Au lieu de cette ancienne circulation si active et si vaste, Sour (Tyr), réduit à l'état d'un misérable village, n'a plus pour tout commerce qu'une exportation de quelques sacs de coton et laine, et pour tout négociant qu'un facteur grec au service des Français de Saïde, et qui gagne à peine de quoi soutenir sa famille. Ensuite, sans remarquer dans ses détails l'accomplissement de la prophétie, il ajoute cependant des faits plus précieux qu'aucune opinion, et qui sont le témoignage le plus puissant de l'accomplissement des prédictions. - Toute la population du village de Tyr consiste en 50 à 60 pauvres familles qui vivent obscurément de quelques cultures de grains et d'un peu de pêche. Les maisons qu'elles occupent ne sont plus, comme au temps de Strabon, des édifices à trois ou quatre étages, mais de chétives huttes sur le point de s'écrouler (16). Bruce parle de Tyr comme d'un « rocher sur lequel des pêcheurs sèchent leurs filets. »
Peu nous importe par quels moyens ces prophéties ont été accomplies ; il était aussi impossible à l'homme de prévoir ces moyens que de prévoir l'événement lui-même. Le fait est positif, les prédictions ont été accomplies ; donc les prophètes ont annoncé la vérité.
On peut les mépriser, mais on ne peut rien changer à leurs paroles ; il n'y a jamais eu de faits plus frappants et moins probables, et jamais il n'y a eu de prédictions plus précises et plus claires.

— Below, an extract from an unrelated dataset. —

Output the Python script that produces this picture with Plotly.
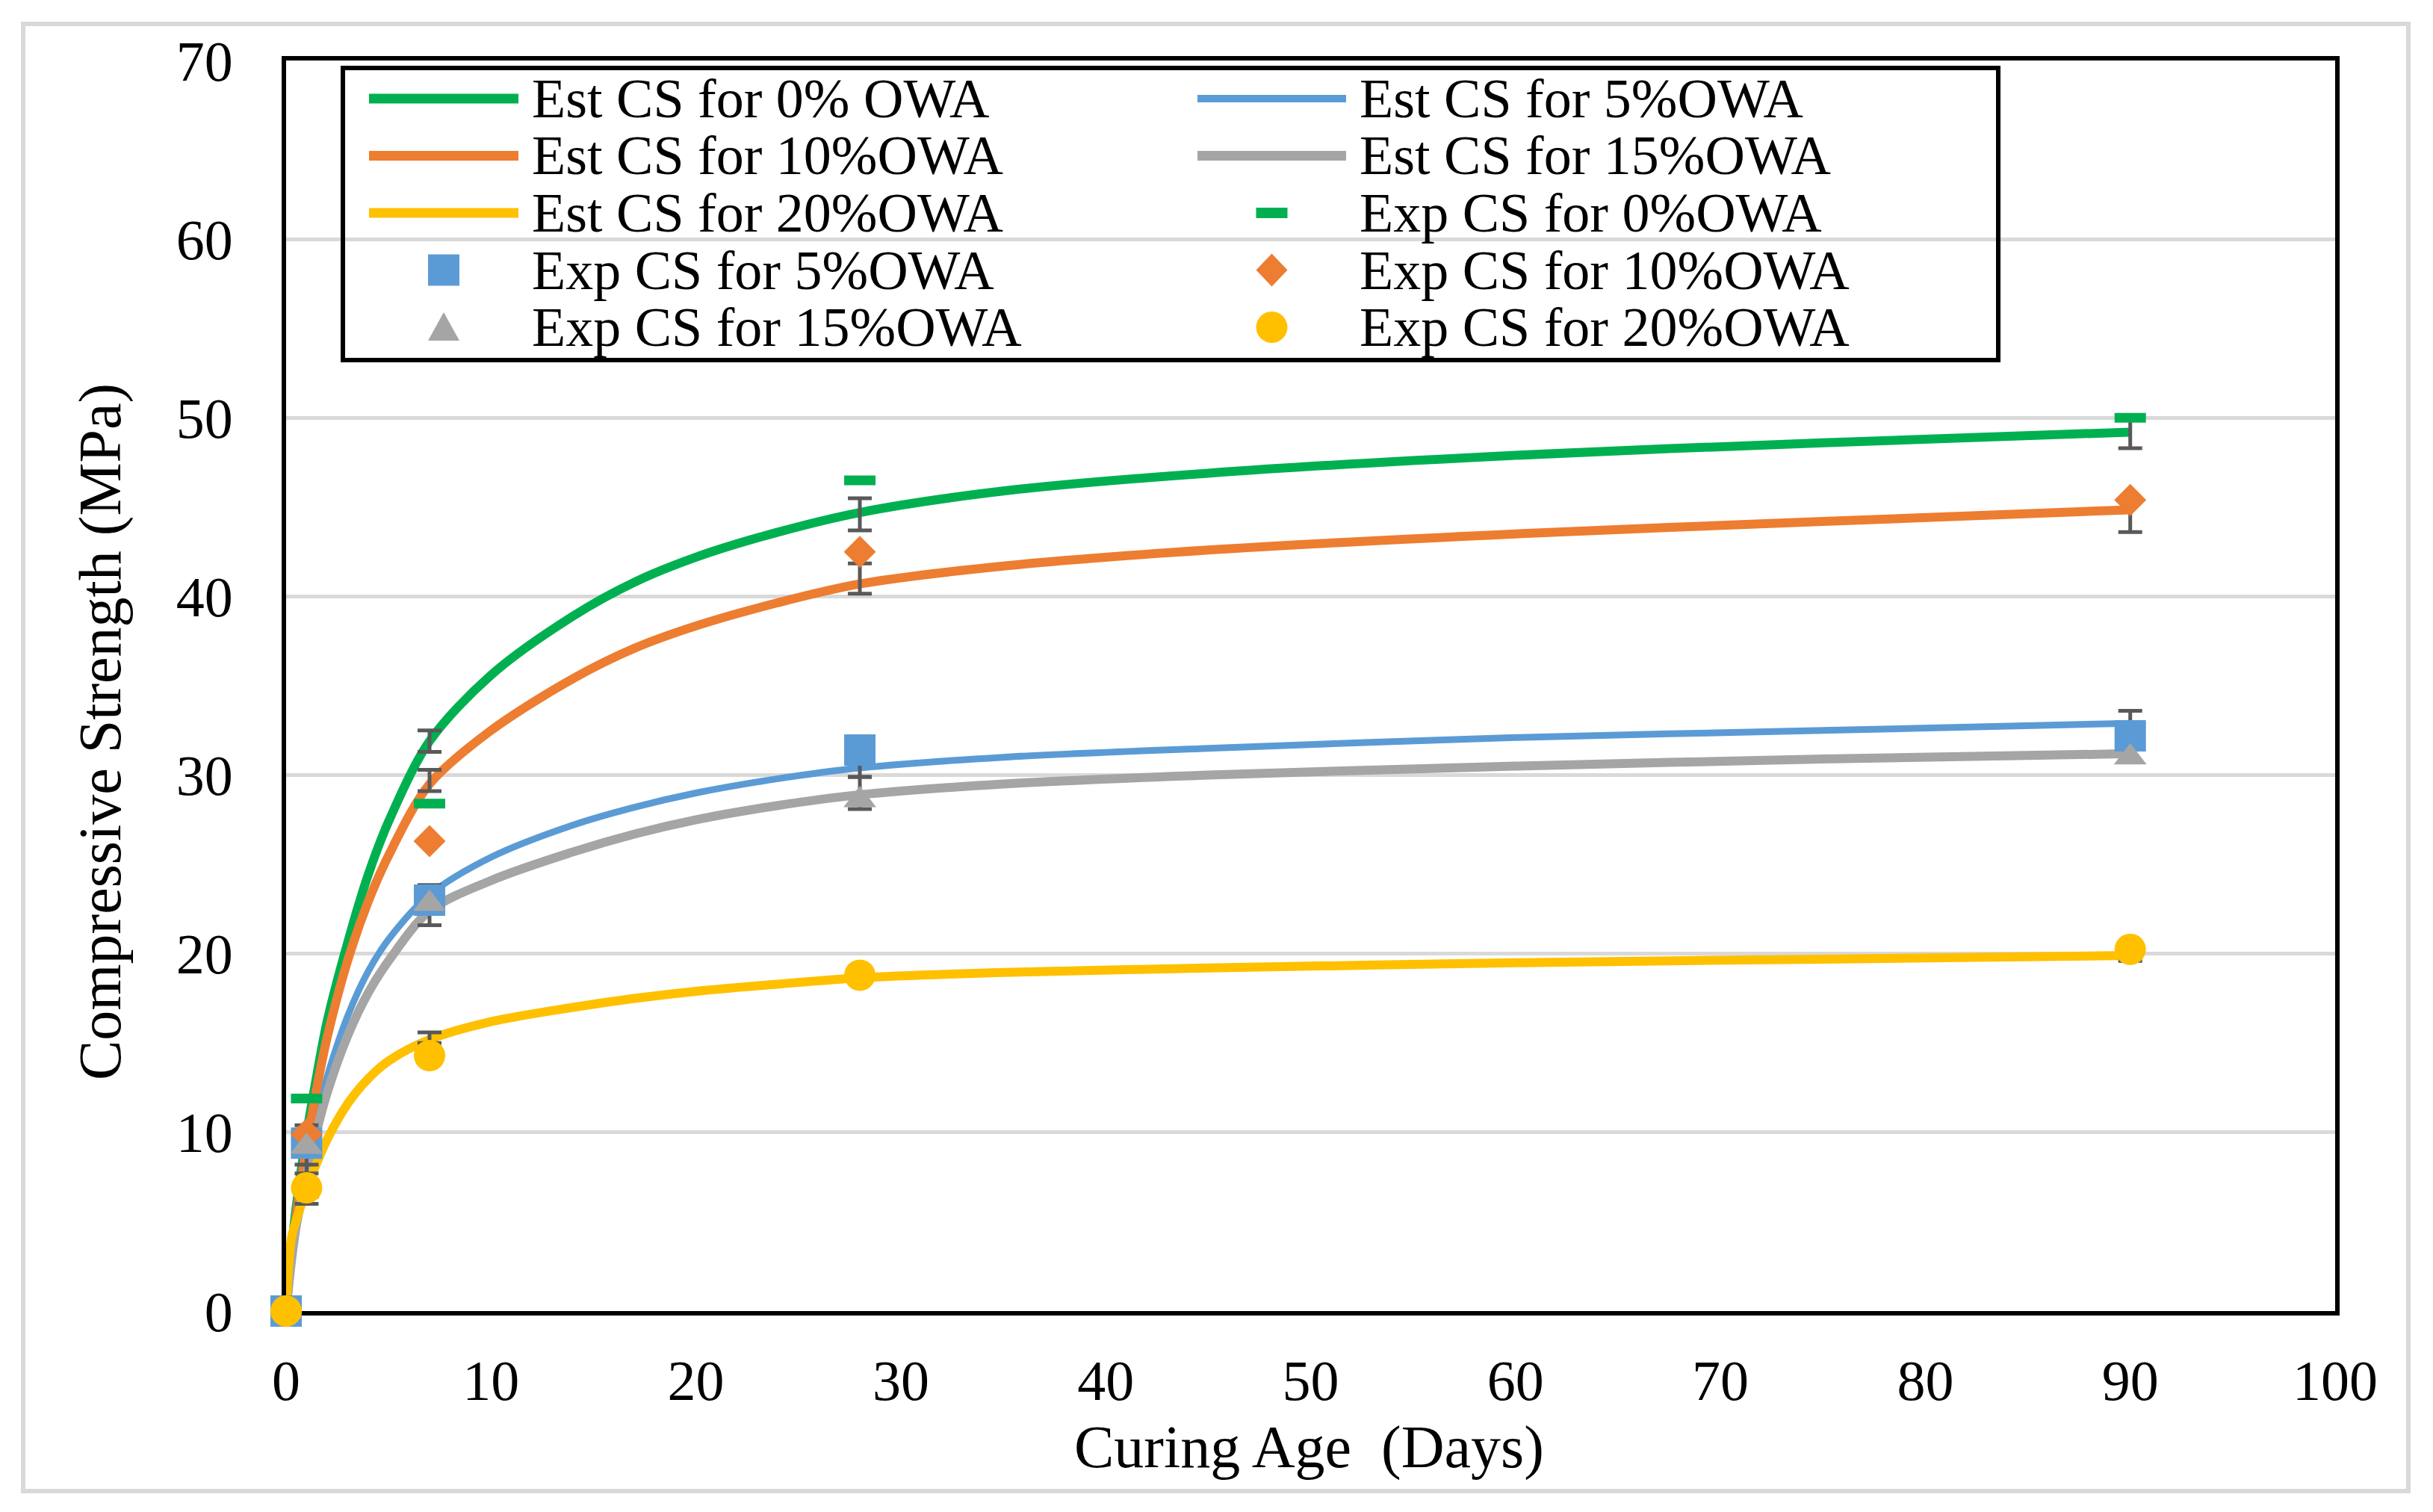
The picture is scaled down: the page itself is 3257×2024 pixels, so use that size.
import plotly.graph_objects as go

# ---------------- data ----------------
T_EST = [0, 0.25, 0.5, 1, 1.5, 2, 3, 4, 5, 7, 10, 14, 17, 20, 24, 28, 35, 45, 60, 75, 90]
EST_0 = [0, 3.3, 5.9, 9.9, 13.2, 16.2, 20.6, 24.4, 27.4, 31.9, 35.6, 38.9, 40.8, 42.2, 43.6, 44.7, 45.9, 46.9, 47.9, 48.6, 49.2]
EST_5 = [0, 2.8, 5.0, 8.2, 10.9, 13.1, 16.5, 19.0, 20.8, 23.3, 25.4, 27.2, 28.2, 29.0, 29.8, 30.4, 31.0, 31.5, 32.1, 32.5, 32.9]
EST_10 = [0, 3.0, 5.4, 9.2, 12.5, 15.3, 19.6, 22.9, 25.5, 29.5, 32.5, 35.4, 37.1, 38.35, 39.65, 40.7, 41.7, 42.6, 43.5, 44.2, 44.85]
EST_15 = [0, 2.7, 4.8, 7.6, 10.1, 12.2, 15.4, 17.8, 19.6, 22.4, 24.1, 25.7, 26.7, 27.5, 28.3, 28.9, 29.5, 30.0, 30.5, 30.9, 31.2]
EST_20 = [0, 4.0, 5.1, 6.8, 8.3, 9.6, 11.6, 13.0, 14.0, 15.2, 16.2, 17.0, 17.5, 17.9, 18.3, 18.65, 18.95, 19.2, 19.5, 19.7, 19.9]

T_EXP = [0, 1, 7, 28, 90]
EXP_0 = [0, 11.9, 28.4, 46.5, 50.0]
EXP_5 = [0, 9.4, 23.0, 31.4, 32.2]
EXP_10 = [0, 9.9, 26.3, 42.5, 45.4]
EXP_15 = [0, 9.2, 22.8, 28.6, 31.0]
EXP_20 = [0, 6.9, 14.3, 18.8, 20.25]

T_ERR = [1, 7, 28, 90]
ERR_MID_0 = [9.9, 31.9, 44.6, 49.15]
ERR_0 = [0.5, 0.6, 0.9, 0.85]
ERR_MID_5 = [8.2, 23.3, 30.6, 32.9]
ERR_5 = [0.5, 0.55, 0.7, 0.7]
ERR_MID_10 = [9.2, 29.7, 41.0, 44.5]
ERR_10 = [0.5, 0.6, 0.85, 0.9]
ERR_MID_15 = [7.1, 22.5, 29.0, 31.2]
ERR_15 = [1.1, 0.9, 0.9, 0.4]
ERR_MID_20 = [6.8, 15.3, 18.65, 19.9]
ERR_20 = [0.4, 0.3, 0.3, 0.3]

X_TICKS = [0, 10, 20, 30, 40, 50, 60, 70, 80, 90, 100]
Y_TICKS = [0, 10, 20, 30, 40, 50, 60, 70]

EST_LABELS = ["Est CS for 0% OWA", "Est CS for 5%OWA", "Est CS for 10%OWA",
              "Est CS for 15%OWA", "Est CS for 20%OWA"]
EXP_LABELS = ["Exp CS for 0%OWA", "Exp CS for 5%OWA", "Exp CS for 10%OWA",
              "Exp CS for 15%OWA", "Exp CS for 20%OWA"]
X_TITLE = "Curing Age\u00a0 (Days)"
Y_TITLE = "Compressive Strength (MPa)"

# ---------------- styles ----------------
GREEN, BLUE, ORANGE, GRAY, YELLOW = "#00B050", "#5B9BD5", "#ED7D31", "#A5A5A5", "#FFC000"
COLORS = [GREEN, BLUE, ORANGE, GRAY, YELLOW]
LINE_W = [12, 9, 12, 12, 12]
FONT = "Liberation Serif, Times New Roman, serif"

W, H = 3257, 2024
OFF = 8  # page body margin of the html page
PL, PR, PT, PB = 383, 3126, 81, 1755


def px_x(p):
    return (p - PL) / (PR - PL)


def px_y(p):
    return (PB - p) / (PB - PT)


est_series = [EST_0, EST_5, EST_10, EST_15, EST_20]
exp_series = [EXP_0, EXP_5, EXP_10, EXP_15, EXP_20]
err_mid = [ERR_MID_0, ERR_MID_5, ERR_MID_10, ERR_MID_15, ERR_MID_20]
err_val = [ERR_0, ERR_5, ERR_10, ERR_15, ERR_20]

fig = go.Figure()

for ys, c, w, name in zip(est_series, COLORS, LINE_W, EST_LABELS):
    fig.add_trace(go.Scatter(x=T_EST, y=ys, mode="lines", name=name,
                             line=dict(color=c, width=w, shape="spline", smoothing=0.9),
                             showlegend=False, cliponaxis=False))

for mids, errs in zip(err_mid, err_val):
    fig.add_trace(go.Scatter(x=T_ERR, y=mids, mode="markers",
                             marker=dict(size=1, color="rgba(0,0,0,0)"),
                             error_y=dict(type="data", array=errs, visible=True,
                                          color="#595959", thickness=5, width=16),
                             showlegend=False, hoverinfo="skip"))

marker_defs = [
    dict(symbol="line-ew", size=30, color=GREEN, line=dict(color=GREEN, width=13)),
    dict(symbol="square", size=42, color=BLUE, line=dict(width=0)),
    dict(symbol="diamond", size=33, color=ORANGE, line=dict(width=0)),
    dict(symbol="triangle-up", size=38, color=GRAY, line=dict(width=0)),
    dict(symbol="circle", size=42, color=YELLOW, line=dict(width=0)),
]
for ys, m, name in zip(exp_series, marker_defs, EXP_LABELS):
    fig.add_trace(go.Scatter(x=T_EXP, y=ys, mode="markers", name=name, marker=m,
                             showlegend=False, cliponaxis=False))

# ---------------- custom legend (box, glyphs, text) ----------------
shapes = []
annotations = []
shapes.append(dict(type="rect", xref="paper", yref="paper",
                   x0=px_x(459), x1=px_x(2675), y0=px_y(482), y1=px_y(91),
                   line=dict(color="black", width=6), fillcolor="rgba(0,0,0,0)"))
ROW_Y = [132, 208.5, 285, 361.5, 438]
COL_LINE = [(494, 694), (1603, 1802)]
COL_TEXT = [710, 1818]

entries = []
for i in range(5):
    entries.append(("line", i, EST_LABELS[i]))
for i in range(5):
    entries.append(("marker", i, EXP_LABELS[i]))

for k, (kind, i, label) in enumerate(entries):
    r, c = divmod(k, 2)
    cy = ROW_Y[r]
    x0, x1 = COL_LINE[c]
    cx = (x0 + x1) / 2
    if kind == "line":
        shapes.append(dict(type="line", xref="paper", yref="paper",
                           x0=px_x(x0), x1=px_x(x1), y0=px_y(cy), y1=px_y(cy),
                           line=dict(color=COLORS[i], width=LINE_W[i] + 1)))
    else:
        base = dict(xref="paper", yref="paper", xsizemode="pixel", ysizemode="pixel",
                    xanchor=px_x(cx), yanchor=px_y(cy), fillcolor=COLORS[i],
                    line=dict(width=0))
        if i == 0:
            s = dict(type="rect", x0=-21, x1=21, y0=-7, y1=7)
        elif i == 1:
            s = dict(type="rect", x0=-21, x1=21, y0=-21, y1=21)
        elif i == 2:
            s = dict(type="path", path="M0,22 L21,0 L0,-22 L-21,0 Z")
        elif i == 3:
            s = dict(type="path", path="M-21,-18 L21,-18 L0,20 Z")
        else:
            s = dict(type="circle", x0=-21, x1=21, y0=-21, y1=21)
        base.update(s)
        shapes.append(base)
    annotations.append(dict(xref="paper", yref="paper", x=px_x(COL_TEXT[c]), y=px_y(cy),
                            xanchor="left", yanchor="middle", text=label, showarrow=False,
                            font=dict(family=FONT, size=74, color="black")))

# outer light-gray frame around the whole chart
shapes.append(dict(type="rect", xref="paper", yref="paper",
                   x0=px_x(31), x1=px_x(3224), y0=px_y(1996), y1=px_y(32),
                   line=dict(color="#d9d9d9", width=6), fillcolor="rgba(0,0,0,0)",
                   layer="below"))

# axis titles
annotations.append(dict(xref="paper", yref="paper", x=px_x(135), y=px_y(980),
                        xanchor="center", yanchor="middle", text=Y_TITLE, textangle=-90,
                        showarrow=False, font=dict(family=FONT, size=80, color="black")))
annotations.append(dict(xref="paper", yref="paper", x=px_x(1752), y=px_y(1937),
                        xanchor="center", yanchor="middle", text=X_TITLE,
                        showarrow=False, font=dict(family=FONT, size=80, color="black")))

fig.update_layout(
    width=W - OFF, height=H - OFF, autosize=False,
    margin=dict(l=PL - OFF, r=W - PR, t=PT - OFF, b=H - PB, pad=0),
    paper_bgcolor="white", plot_bgcolor="white",
    showlegend=False,
    font=dict(family=FONT, color="black"),
    shapes=shapes, annotations=annotations,
    xaxis=dict(range=[0, 100], tickvals=X_TICKS, ticktext=[str(v) for v in X_TICKS],
               showgrid=False, zeroline=False, showline=True, mirror=True,
               linecolor="black", linewidth=6, ticks="", layer="below traces",
               tickfont=dict(family=FONT, size=76, color="black"),
               ticklabelstandoff=22, automargin=False),
    yaxis=dict(range=[0, 70], tickvals=Y_TICKS, ticktext=[str(v) for v in Y_TICKS],
               showgrid=True, gridcolor="#d9d9d9", gridwidth=5, zeroline=False,
               showline=True, mirror=True, linecolor="black", linewidth=6, ticks="",
               layer="below traces",
               tickfont=dict(family=FONT, size=76, color="black"),
               ticklabelstandoff=50, automargin=False),
)

fig.write_html("out.html")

(1) Voyages de Volney. - Steph. Dicl. p. 2039. - Strabon.

(2) « Magna vis saxorum ad manum erat, Tyro vetere praebente. » Quint. Curt., 1. IV, cap. IV. - Prideaux, Rollin, etc.

(3) Humus aggerebatur. Quint. Curt., cap. XI. Arrian. de Exp. Al., I. H, cap. XXI-XXIV. Quint. Curt., I. IV, cap. VII-XIX.

(4) Volney, vol. II. - Description de l'Orient, par Pococke, 1. I, ch. XX. - Buckingham, p. 46.

(5) Ezéchiel, XXVI, 4, 12, 21.

(6) Zacharie, IX, 4.

(7) Ezéchiel, XXVIII, 12.

(8) Esaïe, XXIII, 6, 12.

(9) Ezéchiel, XXVI, 18.

(10) Ezéchiel, XXVIII, 8.

(11) Joël, III, 6, 7.

(12) Ezéchiel, XXVI, 14, 15.

(13) Ibid., 4, 5.

(14) Voyages de Maundrell, p. 82.

(15) Voyages de Shaw, vol. II, p. 31.

(16) Volney, Voyage en Syrie, vol. II, ch. XXIX.